### DIRECTIONS
All of the lines below are to be transcribed faithfully, with pictures excluded from the copy.

START DATASET SECTION

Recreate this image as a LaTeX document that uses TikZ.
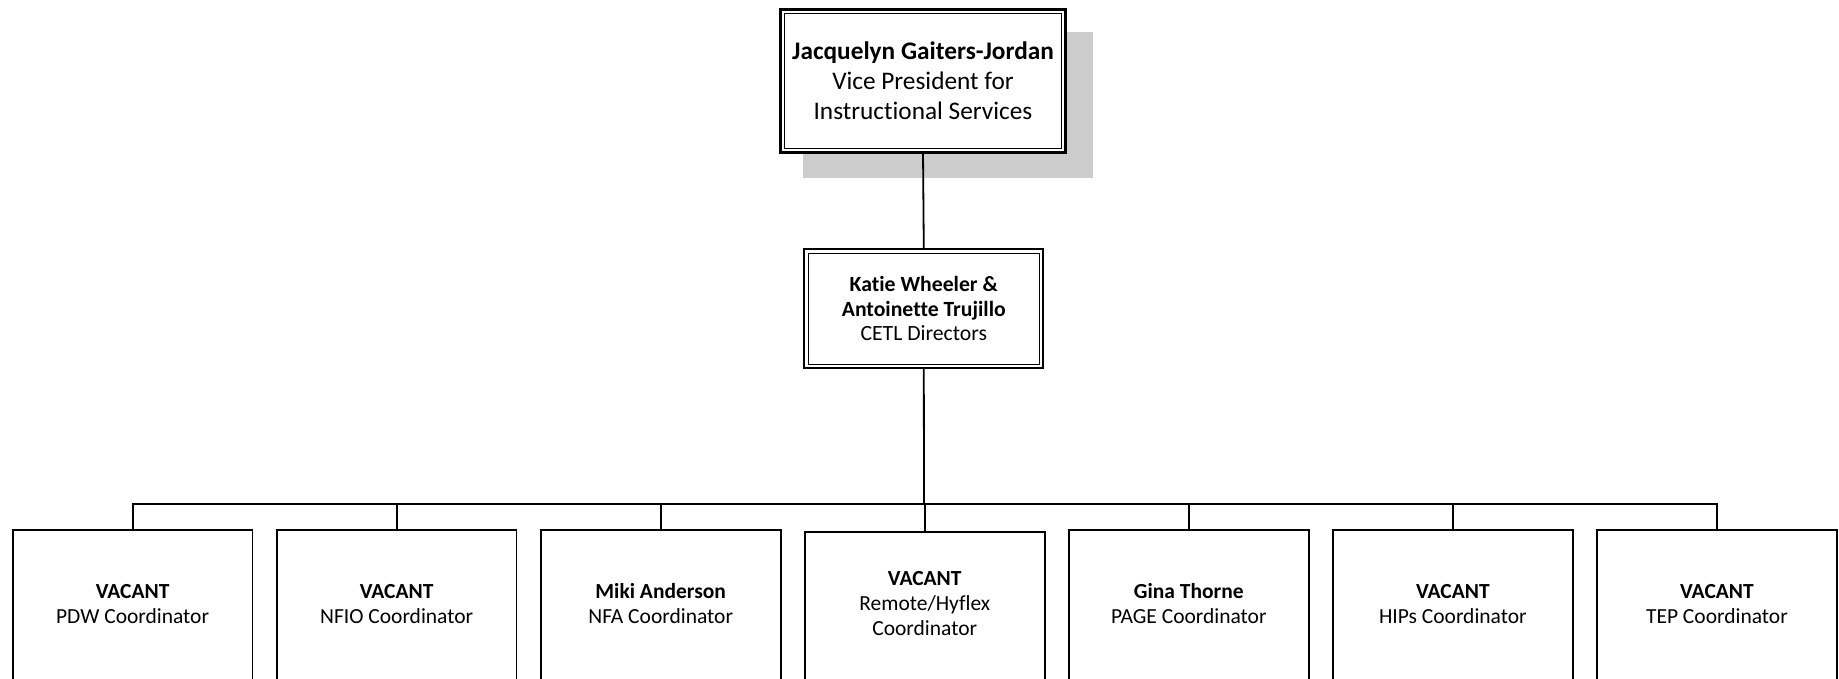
\documentclass[tikz,border=0pt]{standalone}
\usepackage{fontspec}
\setmainfont{Carlito}[Ligatures={NoCommon,NoRequired,NoContextual}]
\begin{document}
\begin{tikzpicture}[x=1pt,y=-1pt,
  conn/.style={line width=1.8pt},
  vpbox/.style={draw, line width=2.6pt, fill=white, minimum width=285pt, minimum height=143pt, inner sep=0pt, outer sep=0pt},
  dirbox/.style={draw, line width=2pt, fill=white, minimum width=239pt, minimum height=119pt, inner sep=0pt, outer sep=0pt},
  coordbox/.style={draw, line width=1.8pt, fill=white, minimum width=239.8pt, minimum height=200pt, inner sep=0pt, outer sep=0pt, anchor=north},
  vptext/.style={align=center, font=\fontsize{25.3}{30}\selectfont},
  dirtext/.style={align=center, font=\fontsize{21.7}{24.5}\selectfont},
  cotext/.style={align=center, font=\fontsize{21.5}{25}\selectfont}
]
\useasboundingbox (0,0) rectangle (1839,679);
\clip (0,0) rectangle (1839,679);

% shadow of top box
\fill[black!20] (802.7,31.7) rectangle (1092.7,177.7);

% top box
\node[vpbox] (vp) at (923,81) {};
\draw[line width=1.2pt] ([shift={(4,4)}]vp.north west) rectangle ([shift={(-4,-4)}]vp.south east);
\node[vptext] (vpt) at (923,81) {\textbf{Jacquelyn Gaiters-Jordan}\\Vice President for\\Instructional Services};

% directors box
\node[dirbox] (dir) at (923.8,308.8) {};
\draw[line width=1pt] ([shift={(4,4)}]dir.north west) rectangle ([shift={(-4,-4)}]dir.south east);
\node[dirtext] (dirt) at (923.8,308.8) {\textbf{Katie Wheeler \&}\\\textbf{Antoinette Trujillo}\\CETL Directors};

\draw[conn] (vp.south) -- (dir.north);

% coordinator boxes
\foreach \i/\top in {1/530.2,2/530.2,3/530.2,4/532,5/530.2,6/530.2,7/530.2}{
  \pgfmathsetmacro{\xx}{132.6+264.05*(\i-1)}
  \node[coordbox] (b\i) at (\xx,\top) {};
  \coordinate (j\i) at (\xx,504.3);
}
\coordinate (jc) at (924,504.3);

\node[cotext] (t1) at (b1.north |- 0,604) {\textbf{VACANT}\\PDW Coordinator};
\node[cotext] (t2) at (b2.north |- 0,604) {\textbf{VACANT}\\NFIO Coordinator};
\node[cotext] (t3) at (b3.north |- 0,604) {\textbf{Miki Anderson}\\NFA Coordinator};
\node[cotext] (t4) at (b4.north |- 0,604) {\textbf{VACANT}\\Remote/Hyflex\\Coordinator};
\node[cotext] (t5) at (b5.north |- 0,604) {\textbf{Gina Thorne}\\PAGE Coordinator};
\node[cotext] (t6) at (b6.north |- 0,604) {\textbf{VACANT}\\HIPs Coordinator};
\node[cotext] (t7) at (b7.north |- 0,604) {\textbf{VACANT}\\TEP Coordinator};

% connectors
\draw[conn] (dir.south) -- (jc);
\draw[conn] ([xshift=-0.9pt]j1) -- ([xshift=0.9pt]j7);
\foreach \i in {1,...,7}{
  \draw[conn] (j\i) -- (b\i.north);
}
\end{tikzpicture}
\end{document}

END DATASET SECTION

### RESULT FOR THIS TASK
Recreate this image as a LaTeX document that uses TikZ.
\documentclass[tikz,border=0pt]{standalone}
\usepackage{fontspec}
\setmainfont{Carlito}[Ligatures={NoCommon,NoRequired,NoContextual}]
\begin{document}
\begin{tikzpicture}[x=1pt,y=-1pt,
  conn/.style={line width=1.8pt},
  vpbox/.style={draw, line width=2.6pt, fill=white, minimum width=285pt, minimum height=143pt, inner sep=0pt, outer sep=0pt},
  dirbox/.style={draw, line width=2pt, fill=white, minimum width=239pt, minimum height=119pt, inner sep=0pt, outer sep=0pt},
  coordbox/.style={draw, line width=1.8pt, fill=white, minimum width=239.8pt, minimum height=200pt, inner sep=0pt, outer sep=0pt, anchor=north},
  vptext/.style={align=center, font=\fontsize{25.3}{30}\selectfont},
  dirtext/.style={align=center, font=\fontsize{21.7}{24.5}\selectfont},
  cotext/.style={align=center, font=\fontsize{21.5}{25}\selectfont}
]
\useasboundingbox (0,0) rectangle (1839,679);
\clip (0,0) rectangle (1839,679);

% shadow of top box
\fill[black!20] (802.7,31.7) rectangle (1092.7,177.7);

% top box
\node[vpbox] (vp) at (923,81) {};
\draw[line width=1.2pt] ([shift={(4,4)}]vp.north west) rectangle ([shift={(-4,-4)}]vp.south east);
\node[vptext] (vpt) at (923,81) {\textbf{Jacquelyn Gaiters-Jordan}\\Vice President for\\Instructional Services};

% directors box
\node[dirbox] (dir) at (923.8,308.8) {};
\draw[line width=1pt] ([shift={(4,4)}]dir.north west) rectangle ([shift={(-4,-4)}]dir.south east);
\node[dirtext] (dirt) at (923.8,308.8) {\textbf{Katie Wheeler \&}\\\textbf{Antoinette Trujillo}\\CETL Directors};

\draw[conn] (vp.south) -- (dir.north);

% coordinator boxes
\foreach \i/\top in {1/530.2,2/530.2,3/530.2,4/532,5/530.2,6/530.2,7/530.2}{
  \pgfmathsetmacro{\xx}{132.6+264.05*(\i-1)}
  \node[coordbox] (b\i) at (\xx,\top) {};
  \coordinate (j\i) at (\xx,504.3);
}
\coordinate (jc) at (924,504.3);

\node[cotext] (t1) at (b1.north |- 0,604) {\textbf{VACANT}\\PDW Coordinator};
\node[cotext] (t2) at (b2.north |- 0,604) {\textbf{VACANT}\\NFIO Coordinator};
\node[cotext] (t3) at (b3.north |- 0,604) {\textbf{Miki Anderson}\\NFA Coordinator};
\node[cotext] (t4) at (b4.north |- 0,604) {\textbf{VACANT}\\Remote/Hyflex\\Coordinator};
\node[cotext] (t5) at (b5.north |- 0,604) {\textbf{Gina Thorne}\\PAGE Coordinator};
\node[cotext] (t6) at (b6.north |- 0,604) {\textbf{VACANT}\\HIPs Coordinator};
\node[cotext] (t7) at (b7.north |- 0,604) {\textbf{VACANT}\\TEP Coordinator};

% connectors
\draw[conn] (dir.south) -- (jc);
\draw[conn] ([xshift=-0.9pt]j1) -- ([xshift=0.9pt]j7);
\foreach \i in {1,...,7}{
  \draw[conn] (j\i) -- (b\i.north);
}
\end{tikzpicture}
\end{document}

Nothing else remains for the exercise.